How Biden’s first 100 days have impacted Wisconsinites

NOW: How Biden’s first 100 days have impacted Wisconsinites

MADISON Wis. (CBS 58) -- President Joe Biden reached his 100th day in office Thursday, since his swearing-in ceremony in January.

While the milestone is not necessarily how any president will be remembered, political experts say it can offer a snapshot of their priorities and strategies to address certain issues. 

In his first few months into his term, Biden has delivered on two of his big priorities, passing a massive COVID-19 relief bill and ramping up vaccine supply. While both directly impact the state, many Republicans say the president, so far, is failing to reach across the aisle. 

“Bipartisan rhetoric, but partisan legislation,” said Rep. Bryan Steil (R-WI). 

From inauguration day to the early months of his presidency, the coronavirus pandemic has defined President Biden’s first 100 days. The 1.9 trillion-dollar rescue package is what many Democrats say is one of Biden’s major accomplishments to date, despite not a single GOP lawmaker voting for it due to the size and cost of the bill. 

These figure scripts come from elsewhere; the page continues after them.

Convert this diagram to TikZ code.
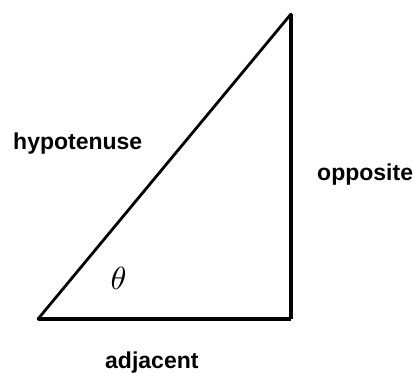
\documentclass[tikz,border=0pt]{standalone}
\usepackage{fontspec}
\setmainfont{Liberation Sans}
\begin{document}
\begin{tikzpicture}[x=1pt,y=-1pt,
  lbl/.style={inner sep=0pt,font=\fontsize{23}{26}\selectfont\bfseries},
  side/.style={draw=black,line cap=square}]
\useasboundingbox (0,0) rectangle (414,372);
\coordinate (A) at (38,319);
\coordinate (B) at (291,319);
\coordinate (C) at (291,14);
\draw[side,line width=2.8pt,line cap=round] (A) -- (C);
\draw[side,line width=3.4pt] (A) -- (B);
\draw[side,line width=4.2pt] (B) -- (C);
\node[lbl,anchor=base west] (hyp) at (13,149) {hypotenuse};
\node[lbl,anchor=base west] (opp) at (317,180) {opposite};
\node[lbl,anchor=base west] (adj) at (105,368) {adjacent};
\node[inner sep=0pt] (th) at (118.5,278.5) {\scalebox{3.2}{$\theta$}};
\end{tikzpicture}
\end{document}
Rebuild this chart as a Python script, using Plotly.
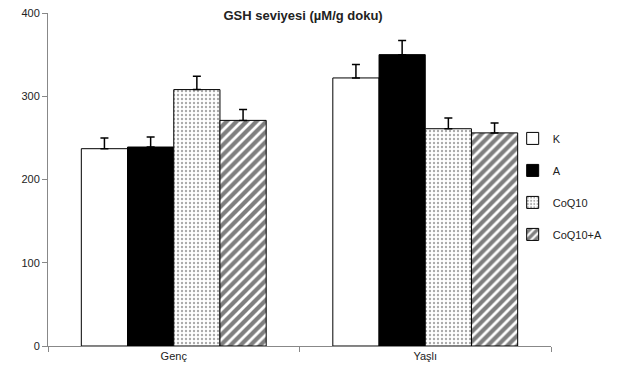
import plotly.graph_objects as go

categories = ["Genç", "Yaşlı"]
series_names = ["K", "A", "CoQ10", "CoQ10+A"]
values_K = [237, 322]
values_A = [239, 350]
values_CoQ10 = [308, 261]
values_CoQ10A = [271, 256]
err_K = [13, 16]
err_A = [12, 17]
err_CoQ10 = [16, 13]
err_CoQ10A = [13, 12]
y_ticks = [0, 100, 200, 300, 400]

series_values = [values_K, values_A, values_CoQ10, values_CoQ10A]
series_errs = [err_K, err_A, err_CoQ10, err_CoQ10A]
styles = [
    dict(color="white", pattern=dict(shape="")),
    dict(color="black", pattern=dict(shape="")),
    dict(color="white", pattern=dict(shape=".", fgcolor="#555555", bgcolor="white", size=4, solidity=0.28)),
    dict(color="white", pattern=dict(shape="/", fgcolor="black", bgcolor="white", size=7, solidity=0.6)),
]

fig = go.Figure()
for i, (name, vals, errs, st) in enumerate(zip(series_names, series_values, series_errs, styles)):
    fig.add_trace(go.Bar(
        x=categories, y=vals, name=name, legendgroup=name,
        marker=dict(color=st["color"], pattern=st["pattern"], line=dict(color="black", width=1)),
        error_y=dict(type="data", array=errs, arrayminus=[0, 0], symmetric=False,
                     color="black", thickness=1.5, width=4),
    ))

fig.update_layout(
    width=611, height=368,
    margin=dict(l=40, r=68, t=5, b=30, autoexpand=False),
    paper_bgcolor="white", plot_bgcolor="white",
    barmode="group", bargap=0.265, bargroupgap=0,
    font=dict(family="Liberation Sans, Arial, sans-serif", size=11, color="#222222"),
    title=dict(text="<b>GSH seviyesi (µM/g doku)</b>", x=0.483, xanchor="center",
               y=0.979, yanchor="middle", font=dict(size=13, color="#222222")),
    legend=dict(xref="container", yref="container", x=0.826, xanchor="left",
                y=0.685, yanchor="top",
                tracegroupgap=13, itemwidth=30, bgcolor="rgba(0,0,0,0)",
                font=dict(size=11), traceorder="grouped"),
    showlegend=True,
)
fig.update_xaxes(showline=True, linecolor="#888888", linewidth=1, ticks="outside",
                 tickson="boundaries", ticklen=5, tickcolor="#888888", showgrid=False)
fig.update_yaxes(range=[0, 400], tickvals=y_ticks, showline=True, linecolor="#888888",
                 linewidth=1, ticks="outside", ticklen=5, tickcolor="#888888",
                 showgrid=False, zeroline=False, ticklabeloverflow="allow")

fig.write_html("out.html")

“The American Rescue Plan was huge, it was one of the biggest bills we’ve done in Congress in years, and we needed to respond to the COVID crisis because the last administration didn’t want to,” said Rep. Mark Pocan (D-WI). 

The ARPA gave some Wisconsinites $1,400 stimulus checks, billions to state and local governments, additional unemployment benefits and funding for COVID-19 testing and vaccinations. 

UW-Madison Political Science Professor Ken Mayer said while the relief package was welcomed by many, it’s the rest of his priorities that will be an uphill battle. 

“It’s pretty popular, it’s putting money into people’s pockets, it’s providing aid to state and local governments and the unemployed, but it’s the next set of legislative proposals that will be a much tougher sell,” said Meyer. 

Republicans are painting Biden's first few months in office as partisan, saying he’s failed to reach across the aisle by shutting them out of major policy decisions such as the $2 trillion infrastructure plan.

“Just a small portion of that goes towards our aging infrastructure, which is roads, bridges, billions will be inefficiently spent if that would actually come to fruition,” said Steil. 

Part of Biden’s infrastructure proposal would cut right through Wisconsin by expanding Amtrak routes. Passengers could travel by rail from Madison to Milwaukee, Green Bay, Eau Claire and the Twin Cities under Amtrak’s 2035 vision.

Former governor Scott Walker infamously rejected funds in 2011 to expand Wisconsin's high-speed rail, and he still believes it’s not a wise investment. 

“Creating a route between Madison and Milwaukee is an absolute boondoggle,” said Walker. “By the time someone gets to a station in Milwaukee and goes to Madison they can travel more quickly in their car, and it would cost less.”

Police reform is another key issue for the Biden administration, which is also gaining momentum in Wisconsin as a bipartisan task force on policing recently released 18 recommendations for law enforcement. Negotiations on state and federal proposals are ongoing, but whether both sides will be able to find common ground remains to be seen. 

“If Congressional Republicans are not seriously interested in working with the president, it will be impossible to reach unity,” said Meyer. 
Biden recently urged Congress to pass the George Floyd Justice in Policing Act, which aims to increase police accountability and to remove law enforcement tactics that have led to the death of dozens of Black Americans.